Logic Gates are fundamental electronic components that perform Boolean operations on one or more binary inputs to produce a single binary output. They form the basis of digital circuits, including processors, memory, and control systems. Logic gates implement basic operations like AND, OR, NOT, XOR, NAND, and NOR, which are combined to create complex computational and control functions.

Key characteristics of Logic Gates include:

• Binary operation: inputs and outputs are 0 or 1.
• Boolean logic: each gate performs a specific logical function.
• Electrical implementation: can be realized using transistors, diodes, or CMOS technology.
• Composability: multiple gates can be combined to form arithmetic units, multiplexers, memory, and CPUs.
• Deterministic: outputs are predictable based on the logic function and inputs.

Workflow example: AND gate behavior:

input_a = 1
input_b = 0
output = input_a AND input_b   -- output = 0

Here, the AND gate outputs 1 only if both inputs are 1, illustrating the binary decision-making of logic gates.

Conceptually, Logic Gates are like tiny decision-makers: they evaluate simple yes/no conditions and combine them to make complex decisions in digital systems.

See Binary, Digital, CPU, Transistor, Boolean Logic.

/diː-eɪ-siː/

noun … “Converts digital signals to analog signals.”

DAC (Digital-to-Analog Converter) is an electronic component or system that transforms digital data, typically represented as binary numbers, into a continuous analog signal. DACs are crucial in applications where digital information must interface with the physical world, such as audio playback, video display, instrumentation, and control systems.

Key characteristics of DAC include:

• Resolution: determines the number of discrete analog levels, often measured in bits (e.g., 12-bit, 16-bit).
• Sampling rate: defines how frequently digital values are converted to analog per second.
• Linearity: accuracy of output analog voltage relative to digital input.
• Output range: the voltage or current span the DAC can generate.
• Integration: may be embedded in microcontrollers, audio codecs, or used as standalone ICs.

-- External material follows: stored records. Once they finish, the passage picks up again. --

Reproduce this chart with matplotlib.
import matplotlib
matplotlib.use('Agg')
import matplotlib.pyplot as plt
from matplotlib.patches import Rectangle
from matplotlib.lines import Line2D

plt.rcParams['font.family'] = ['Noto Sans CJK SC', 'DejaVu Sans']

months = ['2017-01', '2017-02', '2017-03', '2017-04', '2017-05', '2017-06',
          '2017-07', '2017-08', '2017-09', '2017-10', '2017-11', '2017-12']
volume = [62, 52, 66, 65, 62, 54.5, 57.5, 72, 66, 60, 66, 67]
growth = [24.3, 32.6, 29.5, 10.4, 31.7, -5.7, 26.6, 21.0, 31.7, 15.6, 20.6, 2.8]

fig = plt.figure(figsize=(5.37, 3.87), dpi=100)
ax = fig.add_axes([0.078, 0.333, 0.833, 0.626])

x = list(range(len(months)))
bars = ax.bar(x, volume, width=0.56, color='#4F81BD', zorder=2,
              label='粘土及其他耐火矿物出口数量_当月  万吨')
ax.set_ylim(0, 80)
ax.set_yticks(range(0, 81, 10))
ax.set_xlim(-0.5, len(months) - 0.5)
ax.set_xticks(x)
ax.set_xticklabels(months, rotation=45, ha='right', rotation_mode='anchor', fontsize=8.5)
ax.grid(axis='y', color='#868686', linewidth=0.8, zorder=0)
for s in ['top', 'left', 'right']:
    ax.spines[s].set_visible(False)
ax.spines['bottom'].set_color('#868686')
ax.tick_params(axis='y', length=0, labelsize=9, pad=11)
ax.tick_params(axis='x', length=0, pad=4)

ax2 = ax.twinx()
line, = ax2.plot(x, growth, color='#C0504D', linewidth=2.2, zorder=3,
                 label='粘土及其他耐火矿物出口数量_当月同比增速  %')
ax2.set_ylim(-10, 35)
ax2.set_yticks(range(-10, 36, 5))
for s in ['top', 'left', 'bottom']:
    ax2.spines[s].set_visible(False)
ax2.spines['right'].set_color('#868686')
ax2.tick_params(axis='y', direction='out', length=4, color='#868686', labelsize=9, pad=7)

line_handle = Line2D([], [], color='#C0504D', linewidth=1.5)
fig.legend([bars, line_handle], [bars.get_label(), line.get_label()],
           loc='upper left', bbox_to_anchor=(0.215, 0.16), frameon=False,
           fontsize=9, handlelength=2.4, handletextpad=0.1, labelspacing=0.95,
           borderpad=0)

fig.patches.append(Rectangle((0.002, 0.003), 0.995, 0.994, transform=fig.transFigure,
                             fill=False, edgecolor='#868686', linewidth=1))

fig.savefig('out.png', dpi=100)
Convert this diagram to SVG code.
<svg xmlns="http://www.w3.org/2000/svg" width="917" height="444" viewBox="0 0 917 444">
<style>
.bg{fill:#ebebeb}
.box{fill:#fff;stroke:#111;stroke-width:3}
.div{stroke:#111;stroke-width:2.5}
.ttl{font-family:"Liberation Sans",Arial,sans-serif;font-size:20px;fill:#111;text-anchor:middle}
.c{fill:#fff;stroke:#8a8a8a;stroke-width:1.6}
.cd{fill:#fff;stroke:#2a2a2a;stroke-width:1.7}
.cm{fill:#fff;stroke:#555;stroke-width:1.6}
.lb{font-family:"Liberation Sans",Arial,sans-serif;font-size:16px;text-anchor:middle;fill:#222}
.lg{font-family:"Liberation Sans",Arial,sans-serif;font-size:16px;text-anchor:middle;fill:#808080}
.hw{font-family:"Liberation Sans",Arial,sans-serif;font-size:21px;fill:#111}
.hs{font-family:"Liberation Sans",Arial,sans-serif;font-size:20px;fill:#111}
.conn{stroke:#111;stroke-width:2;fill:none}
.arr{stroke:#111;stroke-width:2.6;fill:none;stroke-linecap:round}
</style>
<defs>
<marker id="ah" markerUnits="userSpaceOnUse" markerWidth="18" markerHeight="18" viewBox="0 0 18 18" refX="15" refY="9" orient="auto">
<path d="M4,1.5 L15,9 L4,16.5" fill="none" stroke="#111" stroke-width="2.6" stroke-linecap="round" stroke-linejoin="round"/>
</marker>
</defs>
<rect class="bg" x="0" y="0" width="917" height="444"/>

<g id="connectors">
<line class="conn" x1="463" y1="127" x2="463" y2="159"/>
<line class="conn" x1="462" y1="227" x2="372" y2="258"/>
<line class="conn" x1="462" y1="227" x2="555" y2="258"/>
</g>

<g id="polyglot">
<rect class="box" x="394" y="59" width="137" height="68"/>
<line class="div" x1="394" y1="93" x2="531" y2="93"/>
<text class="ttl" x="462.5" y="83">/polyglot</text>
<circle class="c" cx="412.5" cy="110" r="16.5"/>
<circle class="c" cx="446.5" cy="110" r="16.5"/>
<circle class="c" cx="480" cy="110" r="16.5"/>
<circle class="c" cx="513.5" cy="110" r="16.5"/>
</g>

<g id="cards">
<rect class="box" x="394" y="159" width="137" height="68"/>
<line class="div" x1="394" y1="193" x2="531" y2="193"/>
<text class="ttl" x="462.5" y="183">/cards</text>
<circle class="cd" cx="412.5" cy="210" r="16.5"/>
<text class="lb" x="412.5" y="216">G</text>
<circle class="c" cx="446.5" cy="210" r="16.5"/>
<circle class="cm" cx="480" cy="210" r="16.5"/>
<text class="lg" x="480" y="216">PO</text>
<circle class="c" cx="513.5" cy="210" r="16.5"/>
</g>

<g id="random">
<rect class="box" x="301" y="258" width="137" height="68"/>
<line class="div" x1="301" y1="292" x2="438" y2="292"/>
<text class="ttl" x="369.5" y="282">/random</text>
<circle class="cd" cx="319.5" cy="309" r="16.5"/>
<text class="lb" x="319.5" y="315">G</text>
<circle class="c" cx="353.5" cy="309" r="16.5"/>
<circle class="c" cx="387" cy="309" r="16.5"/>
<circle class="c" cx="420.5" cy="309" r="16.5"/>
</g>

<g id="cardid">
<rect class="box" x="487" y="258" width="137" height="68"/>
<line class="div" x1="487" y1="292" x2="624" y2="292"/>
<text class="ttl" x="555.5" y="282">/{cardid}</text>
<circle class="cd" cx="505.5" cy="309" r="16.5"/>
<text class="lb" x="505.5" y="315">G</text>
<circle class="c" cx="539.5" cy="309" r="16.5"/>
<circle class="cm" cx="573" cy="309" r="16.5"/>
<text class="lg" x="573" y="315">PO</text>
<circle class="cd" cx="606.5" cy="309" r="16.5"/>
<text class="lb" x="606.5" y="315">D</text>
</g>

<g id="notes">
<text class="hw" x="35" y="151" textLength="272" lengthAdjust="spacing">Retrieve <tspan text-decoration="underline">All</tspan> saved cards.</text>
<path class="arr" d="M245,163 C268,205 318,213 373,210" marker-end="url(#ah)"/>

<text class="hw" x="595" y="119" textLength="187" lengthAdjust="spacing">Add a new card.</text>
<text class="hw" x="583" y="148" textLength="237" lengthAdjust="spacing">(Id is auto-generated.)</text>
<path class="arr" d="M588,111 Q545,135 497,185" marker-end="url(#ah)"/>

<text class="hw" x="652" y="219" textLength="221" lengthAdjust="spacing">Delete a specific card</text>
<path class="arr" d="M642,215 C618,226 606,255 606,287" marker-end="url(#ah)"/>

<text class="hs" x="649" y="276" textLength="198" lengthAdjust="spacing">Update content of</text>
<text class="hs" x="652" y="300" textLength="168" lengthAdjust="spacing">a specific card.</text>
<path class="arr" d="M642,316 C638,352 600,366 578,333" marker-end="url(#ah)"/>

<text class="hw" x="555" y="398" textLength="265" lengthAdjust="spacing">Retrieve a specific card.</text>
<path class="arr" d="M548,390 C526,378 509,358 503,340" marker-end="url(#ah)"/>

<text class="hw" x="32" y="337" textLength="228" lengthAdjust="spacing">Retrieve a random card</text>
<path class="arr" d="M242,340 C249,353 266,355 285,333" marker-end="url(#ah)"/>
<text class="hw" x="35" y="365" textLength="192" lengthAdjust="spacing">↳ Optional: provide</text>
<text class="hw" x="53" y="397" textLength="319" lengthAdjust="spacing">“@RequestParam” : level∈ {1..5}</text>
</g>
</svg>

Workflow example: Generating a sine wave using a DAC:

import math
for i in 0..255:
    value = int(127 + 127 * math.sin(2 * 3.14159 * i / 256))
    dac.write(value)

Here, digital samples of a sine wave are converted by the DAC into a continuous analog waveform, which can then drive speakers or other analog devices.

Conceptually, a DAC is like translating a digital music file into the vibrations of a speaker cone: the binary data defines the waveform, and the DAC produces the corresponding physical signal.

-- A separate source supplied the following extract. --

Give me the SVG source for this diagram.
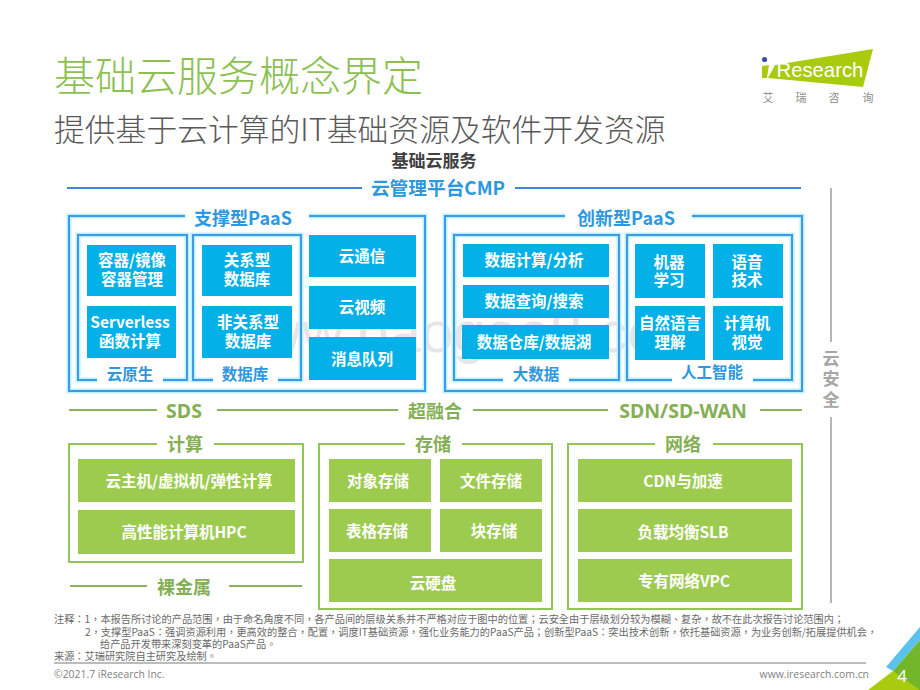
<svg xmlns="http://www.w3.org/2000/svg" width="920" height="690" viewBox="0 0 920 690">
<defs>
<style>
text{font-family:"Noto Sans CJK SC","Noto Sans",sans-serif}
.b{fill:#03B0E8}
.g{fill:#9DCB50}
.w{fill:#fff;font-size:15.5px;font-weight:700;text-anchor:middle}
.fb{fill:none;stroke:#3C9BE8;stroke-width:2}
.glow{fill:none;stroke:#BDF0FF;stroke-width:5}
.fg{fill:none;stroke:#92C558;stroke-width:2}
.lb{font-size:18px;font-weight:700;fill:#2D98E0;text-anchor:middle}
.lb2{font-size:15.5px;font-weight:700;fill:#2D98E0;text-anchor:middle}
.lg{font-size:18px;font-weight:700;fill:#85AF55;text-anchor:middle}
.cl{stroke:#4384D8;stroke-width:2;fill:none}
.gl{stroke:#8DB35F;stroke-width:2;fill:none}
.gy{stroke:#B5B5B5;stroke-width:2;fill:none}
.n{font-size:10.2px;fill:#6A6A6A;font-family:"Noto Sans CJK TC","Noto Sans",sans-serif}
.f{font-size:10.4px;fill:#7F7F7F;font-family:"Open Sans",sans-serif}
</style>
</defs>
<rect width="920" height="690" fill="#fff"/>
<text x="54" y="91" font-size="41" fill="#8CC152" style="font-weight:300">基础云服务概念界定</text>
<text x="54" y="141" font-size="30.8" fill="#595959" style="font-weight:300">提供基于云计算的IT基础资源及软件开发资源</text>
<text x="434" y="167" font-size="17" font-weight="700" fill="#404040" text-anchor="middle">基础云服务</text>
<text x="708" y="352" font-size="58" fill="#E8E4E8" text-anchor="end" style='font-family:"Liberation Sans",sans-serif'>www.baogao8.com</text>
<g id="logo">
<polygon points="775,65 873,49 863,87 768,78" fill="#A9CB0E"/>
<polygon points="762,66 769,65 767,78 762,78" fill="#A9CB0E"/>
<circle cx="764.500" cy="59.500" r="2.600" fill="#3C4C9E"/>
<text x="776.500" y="77" font-size="20.300" fill="#fff" style='font-family:"Liberation Sans",sans-serif'>Research</text>
<g font-size="11" fill="#8C8C8C" text-anchor="middle"><text x="768" y="102">艾</text><text x="801" y="102">瑞</text><text x="834" y="102">咨</text><text x="868" y="102">询</text></g>
</g>
<g id="connectors">
<path class="cl" d="M67 188H362M515 188H801"/>
<path class="gl" d="M69 410H157M217 410H398M473 410H608M760 410H802"/>
<path class="gl" d="M70 586H147M229 586H302"/>
<path class="gy" d="M831 188V342M831 417V603"/>
</g>
<text x="438" y="195" class="lb" style="font-size:18.700px">云管理平台CMP</text>
<g id="security"><g font-size="17" font-weight="700" fill="#A6A6A6" text-anchor="middle"><text x="831" y="365">云</text><text x="831" y="385">安</text><text x="831" y="406">全</text></g></g>
<g id="support-paas">
<path class="glow" d="M185 216H69V391H425V216H309"/><path class="fb" d="M185 216H69V391H425V216H309"/>
<text x="243" y="225" class="lb">支撑型PaaS</text>
</g>
<g id="cloud-native">
<path class="glow" d="M97 380H78V235H187V380H163"/><path class="fb" d="M97 380H78V235H187V380H163"/>
<text x="130" y="380" class="lb2">云原生</text>
<rect class="b" x="87" y="245" width="89" height="51"/><text class="w" x="132" y="266">容器/镜像</text><text class="w" x="132" y="285">容器管理</text>
<rect class="b" x="87" y="306" width="89" height="52"/><text class="w" x="130" y="328">Serverless</text><text class="w" x="130" y="347">函数计算</text>
</g>
<g id="database">
<path class="glow" d="M213 380H193V235H301V380H278"/><path class="fb" d="M213 380H193V235H301V380H278"/>
<text x="245" y="380" class="lb2">数据库</text>
<rect class="b" x="202" y="245" width="90" height="51"/><text class="w" x="247" y="266">关系型</text><text class="w" x="247" y="285">数据库</text>
<rect class="b" x="202" y="306" width="90" height="52"/><text class="w" x="248" y="328">非关系型</text><text class="w" x="248" y="347">数据库</text>
</g>
<g id="comm">
<rect class="b" x="309" y="235" width="107" height="42"/><text class="w" x="362" y="262">云通信</text>
<rect class="b" x="309" y="286" width="107" height="43"/><text class="w" x="362" y="313">云视频</text>
<rect class="b" x="309" y="337" width="107" height="43"/><text class="w" x="362" y="365">消息队列</text>
</g>
<g id="innovation-paas">
<path class="glow" d="M565 216H445V391H802V216H692"/><path class="fb" d="M565 216H445V391H802V216H692"/>
<text x="626" y="225" class="lb">创新型PaaS</text>
</g>
<g id="bigdata">
<path class="glow" d="M503 380H454V235H619V380H569"/><path class="fb" d="M503 380H454V235H619V380H569"/>
<text x="536" y="380" class="lb2">大数据</text>
<rect class="b" x="463" y="244" width="146" height="33"/><text class="w" x="534" y="266">数据计算/分析</text>
<rect class="b" x="463" y="285" width="146" height="33"/><text class="w" x="534" y="307">数据查询/搜索</text>
<rect class="b" x="462" y="325" width="147" height="34"/><text class="w" x="534" y="348">数据仓库/数据湖</text>
</g>
<g id="ai">
<path class="glow" d="M672 380H627V235H792V380H753"/><path class="fb" d="M672 380H627V235H792V380H753"/>
<text x="712" y="378" class="lb2">人工智能</text>
<rect class="b" x="635" y="244" width="70" height="54"/><text class="w" x="669" y="268">机器</text><text class="w" x="669" y="286">学习</text>
<rect class="b" x="713" y="244" width="70" height="54"/><text class="w" x="747" y="268">语音</text><text class="w" x="747" y="286">技术</text>
<rect class="b" x="635" y="306" width="70" height="54"/><text class="w" x="670" y="329">自然语言</text><text class="w" x="670" y="348">理解</text>
<rect class="b" x="713" y="306" width="70" height="54"/><text class="w" x="747" y="329">计算机</text><text class="w" x="747" y="348">视觉</text>
</g>
<g id="layers">
<text x="184" y="418" class="lg" style='font-family:"Noto Sans",sans-serif;font-size:19.500px'>SDS</text>
<text x="435" y="418" class="lg">超融合</text>
<text x="683" y="418" class="lg" style='font-family:"Noto Sans",sans-serif;font-size:19.500px'>SDN/SD-WAN</text>
<text x="184" y="594" class="lg">裸金属</text>
</g>
<g id="compute">
<path class="fg" d="M157 444H69V562H303V444H214"/>
<text x="185" y="451" class="lg">计算</text>
<rect class="g" x="78" y="459" width="217" height="43"/><text class="w" x="189" y="487">云主机/虚拟机/弹性计算</text>
<rect class="g" x="78" y="510" width="217" height="44"/><text class="w" x="184" y="538">高性能计算机HPC</text>
</g>
<g id="storage">
<path class="fg" d="M405 444H319V609H552V444H462"/>
<text x="433" y="451" class="lg">存储</text>
<rect class="g" x="329" y="459" width="102" height="43"/><text class="w" x="378" y="487">对象存储</text>
<rect class="g" x="440" y="459" width="102" height="43"/><text class="w" x="491" y="487">文件存储</text>
<rect class="g" x="329" y="509" width="102" height="43"/><text class="w" x="377" y="537">表格存储</text>
<rect class="g" x="440" y="509" width="102" height="43"/><text class="w" x="494" y="537">块存储</text>
<rect class="g" x="329" y="559" width="213" height="43"/><text class="w" x="433" y="589">云硬盘</text>
</g>
<g id="network">
<path class="fg" d="M655 444H568V609H802V444H713"/>
<text x="683" y="451" class="lg">网络</text>
<rect class="g" x="578" y="459" width="214" height="43"/><text class="w" x="683" y="487">CDN与加速</text>
<rect class="g" x="578" y="509" width="214" height="43"/><text class="w" x="683" y="538">负载均衡SLB</text>
<rect class="g" x="578" y="559" width="214" height="43"/><text class="w" x="684" y="587">专有网络VPC</text>
</g>
<g id="notes">
<text x="54" y="623" class="n">注释：1，本报告所讨论的产品范围，由于命名角度不同，各产品间的层级关系并不严格对应于图中的位置；云安全由于层级划分较为模糊、复杂，故不在此次报告讨论范围内；</text>
<text x="85" y="636" class="n">2，支撑型PaaS：强调资源利用，更高效的整合，配置，调度IT基础资源，强化业务能力的PaaS产品；创新型PaaS：突出技术创新，依托基础资源，为业务创新/拓展提供机会，</text>
<text x="100" y="648" class="n">给产品开发带来深刻变革的PaaS产品。</text>
<text x="54" y="660" class="n">来源：艾瑞研究院自主研究及绘制。</text>
</g>
<path d="M54 663H866" stroke="#A6A6A6" stroke-width="1.500"/>
<text x="54" y="678" class="f">©2021.7 iResearch Inc.</text>
<text x="869" y="678" class="f" text-anchor="end">www.iresearch.com.cn</text>
<g id="corner">
<polygon points="920,627 886,667 893,671 920,640" fill="#5BC2EE"/>
<polygon points="920,640 893,671 912,690 920,690" fill="#72B62A"/>
<polygon points="893,671 868,690 920,690" fill="#A9CB0E"/>
<text x="902" y="682" font-size="17" fill="#fff" text-anchor="middle" style='font-family:"Noto Sans",sans-serif'>4</text>
</g>
</svg>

See ADC, Microcontroller, Signal Processing, Analog, Digital.

/ˈmaɪkroʊkənˌtroʊlər/

noun … “Compact CPU with built-in peripherals.”

Microcontroller is a small, self-contained computing device that integrates a CPU, memory (both RAM and ROM), and input/output peripherals on a single chip. Unlike general-purpose microprocessors, microcontrollers are designed for embedded systems and dedicated tasks, such as sensor control, motor driving, or user interface management. They are widely used in consumer electronics, automotive systems, industrial controllers, and Internet-of-Things (IoT) devices.

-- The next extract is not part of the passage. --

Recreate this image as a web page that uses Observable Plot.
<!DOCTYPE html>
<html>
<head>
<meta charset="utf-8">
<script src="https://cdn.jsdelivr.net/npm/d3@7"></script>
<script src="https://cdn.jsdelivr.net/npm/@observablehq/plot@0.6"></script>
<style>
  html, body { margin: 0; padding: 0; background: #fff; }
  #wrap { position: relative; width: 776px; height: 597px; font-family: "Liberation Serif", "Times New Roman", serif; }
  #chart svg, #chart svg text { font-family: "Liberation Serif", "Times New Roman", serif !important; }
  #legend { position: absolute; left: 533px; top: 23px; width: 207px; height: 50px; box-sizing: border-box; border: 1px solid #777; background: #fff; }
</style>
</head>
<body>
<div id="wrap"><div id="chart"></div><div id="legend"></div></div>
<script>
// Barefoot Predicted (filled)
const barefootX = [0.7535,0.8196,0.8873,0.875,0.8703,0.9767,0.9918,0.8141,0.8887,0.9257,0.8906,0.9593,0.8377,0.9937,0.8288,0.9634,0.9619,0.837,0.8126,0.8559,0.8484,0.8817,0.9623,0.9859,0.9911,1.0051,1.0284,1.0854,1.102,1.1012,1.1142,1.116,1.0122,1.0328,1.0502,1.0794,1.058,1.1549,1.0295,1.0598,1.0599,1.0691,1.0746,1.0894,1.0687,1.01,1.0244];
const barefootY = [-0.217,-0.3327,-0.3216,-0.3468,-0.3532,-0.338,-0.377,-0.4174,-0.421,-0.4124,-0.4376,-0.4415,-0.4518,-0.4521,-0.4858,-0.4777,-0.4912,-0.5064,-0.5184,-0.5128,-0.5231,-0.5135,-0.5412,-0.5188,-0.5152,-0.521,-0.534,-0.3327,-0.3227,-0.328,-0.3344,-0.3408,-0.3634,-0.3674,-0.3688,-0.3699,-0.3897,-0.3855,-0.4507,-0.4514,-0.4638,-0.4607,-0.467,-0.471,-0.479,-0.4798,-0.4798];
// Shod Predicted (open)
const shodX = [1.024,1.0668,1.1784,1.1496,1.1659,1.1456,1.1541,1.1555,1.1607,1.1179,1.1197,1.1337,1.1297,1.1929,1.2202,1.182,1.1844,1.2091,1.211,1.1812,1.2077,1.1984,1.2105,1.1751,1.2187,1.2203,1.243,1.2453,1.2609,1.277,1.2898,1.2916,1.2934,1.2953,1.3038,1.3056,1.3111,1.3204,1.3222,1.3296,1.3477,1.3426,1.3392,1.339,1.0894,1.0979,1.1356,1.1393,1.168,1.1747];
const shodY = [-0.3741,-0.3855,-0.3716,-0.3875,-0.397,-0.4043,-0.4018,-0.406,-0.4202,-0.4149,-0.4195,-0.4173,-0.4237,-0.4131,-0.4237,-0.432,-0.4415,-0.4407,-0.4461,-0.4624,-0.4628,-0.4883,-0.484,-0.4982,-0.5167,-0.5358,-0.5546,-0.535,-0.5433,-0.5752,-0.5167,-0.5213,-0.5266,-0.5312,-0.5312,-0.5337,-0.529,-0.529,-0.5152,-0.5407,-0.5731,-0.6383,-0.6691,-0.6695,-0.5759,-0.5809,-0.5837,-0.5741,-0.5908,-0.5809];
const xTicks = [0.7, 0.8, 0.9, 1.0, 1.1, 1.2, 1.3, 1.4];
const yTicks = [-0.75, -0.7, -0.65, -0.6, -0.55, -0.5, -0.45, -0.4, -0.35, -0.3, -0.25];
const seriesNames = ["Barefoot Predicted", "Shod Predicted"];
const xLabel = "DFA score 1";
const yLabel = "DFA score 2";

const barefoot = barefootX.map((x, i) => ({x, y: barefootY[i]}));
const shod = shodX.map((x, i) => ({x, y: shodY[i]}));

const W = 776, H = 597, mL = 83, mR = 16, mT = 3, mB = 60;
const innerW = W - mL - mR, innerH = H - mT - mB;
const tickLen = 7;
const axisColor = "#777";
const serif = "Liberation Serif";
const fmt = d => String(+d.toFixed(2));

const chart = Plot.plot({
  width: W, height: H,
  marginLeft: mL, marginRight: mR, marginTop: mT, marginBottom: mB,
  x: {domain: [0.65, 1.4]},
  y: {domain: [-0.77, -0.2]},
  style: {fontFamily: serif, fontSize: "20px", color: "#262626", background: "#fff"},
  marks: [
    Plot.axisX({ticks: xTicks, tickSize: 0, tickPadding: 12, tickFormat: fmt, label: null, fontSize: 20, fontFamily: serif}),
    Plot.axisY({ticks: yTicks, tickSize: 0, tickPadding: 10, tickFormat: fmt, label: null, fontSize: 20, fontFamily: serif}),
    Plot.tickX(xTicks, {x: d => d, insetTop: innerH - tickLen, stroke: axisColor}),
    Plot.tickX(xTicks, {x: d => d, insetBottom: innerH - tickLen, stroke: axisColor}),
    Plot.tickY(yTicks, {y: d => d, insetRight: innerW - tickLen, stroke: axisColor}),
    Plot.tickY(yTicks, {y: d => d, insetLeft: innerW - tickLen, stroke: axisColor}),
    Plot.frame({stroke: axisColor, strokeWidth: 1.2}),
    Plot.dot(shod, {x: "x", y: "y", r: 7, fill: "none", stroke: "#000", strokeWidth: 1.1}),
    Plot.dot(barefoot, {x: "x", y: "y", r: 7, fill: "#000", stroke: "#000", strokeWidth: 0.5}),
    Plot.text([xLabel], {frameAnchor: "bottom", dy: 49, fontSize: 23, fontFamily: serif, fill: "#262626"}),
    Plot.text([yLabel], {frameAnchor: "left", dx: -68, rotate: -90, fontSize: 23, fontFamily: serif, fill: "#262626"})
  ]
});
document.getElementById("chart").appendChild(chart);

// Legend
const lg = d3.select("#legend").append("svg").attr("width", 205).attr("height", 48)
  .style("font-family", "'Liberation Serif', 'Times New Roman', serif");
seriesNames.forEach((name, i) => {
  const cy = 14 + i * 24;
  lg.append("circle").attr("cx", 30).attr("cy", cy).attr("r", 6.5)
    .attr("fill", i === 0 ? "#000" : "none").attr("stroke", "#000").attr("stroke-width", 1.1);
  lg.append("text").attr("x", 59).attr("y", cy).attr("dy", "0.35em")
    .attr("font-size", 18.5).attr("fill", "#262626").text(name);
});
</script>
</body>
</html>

Key characteristics of Microcontroller include:

• Integrated components: CPU, memory, timers, ADC/DAC, GPIO, and communication interfaces on one chip.
• Low power consumption: optimized for battery-operated or energy-efficient applications.
• Real-time operation: capable of deterministic execution for time-sensitive tasks.
• Embedded application focus: designed for specific control or monitoring functions rather than general computing.
• Compact form factor: suitable for small devices and single-purpose systems.

Workflow example: Reading a sensor and controlling an LED:

microcontroller.init_gpio("LED")
microcontroller.init_adc("TemperatureSensor")

while true:
    temp = microcontroller.read_adc("TemperatureSensor")
    if temp > 30:
        microcontroller.write_gpio("LED", HIGH)
    else:
        microcontroller.write_gpio("LED", LOW)

Here, the microcontroller reads a temperature sensor and controls an LED in real time, using its integrated CPU and I/O peripherals.

Conceptually, a Microcontroller is like a tiny factory manager: it monitors inputs, executes control logic, and drives outputs efficiently within a compact, self-contained environment.

See CPU, RAM, ROM, Memory Management, Embedded Systems.

/ˈɛsˌræm/

noun … “High-speed, volatile memory with no refresh needed.”

SRAM (Static Random Access Memory) is a type of volatile memory that stores data using bistable latching circuitry instead of capacitors, unlike DRAM. This design allows SRAM to retain data as long as power is supplied, without requiring periodic refresh cycles, resulting in faster access times. SRAM is commonly used for CPU cache, small buffers, and other performance-critical applications where speed is more important than density or cost.

Key characteristics of SRAM include:

• Volatile: loses data when power is removed.
• No refresh needed: data is stable while powered.
• Fast access: typically faster than DRAM, ideal for caches and registers.
• Low density and higher cost: fewer bits per unit area compared to DRAM.
• Integration: often embedded close to the CPU for ultra-low latency access.

Workflow example: Using SRAM as a CPU cache:

cache_line[4] = SRAM.read(address)
cache_line[2] = 42                 -- Modify cached value
SRAM.write(address, cache_line)     -- Write back to memory if needed

Here, SRAM serves as a temporary high-speed storage near the CPU, enabling rapid reads and writes for performance-critical operations.

Conceptually, SRAM is like a set of drawers next to your workstation: items can be retrieved and stored almost instantly, but they disappear if the power is turned off.

See Memory, DRAM, Cache, CPU, Memory Management.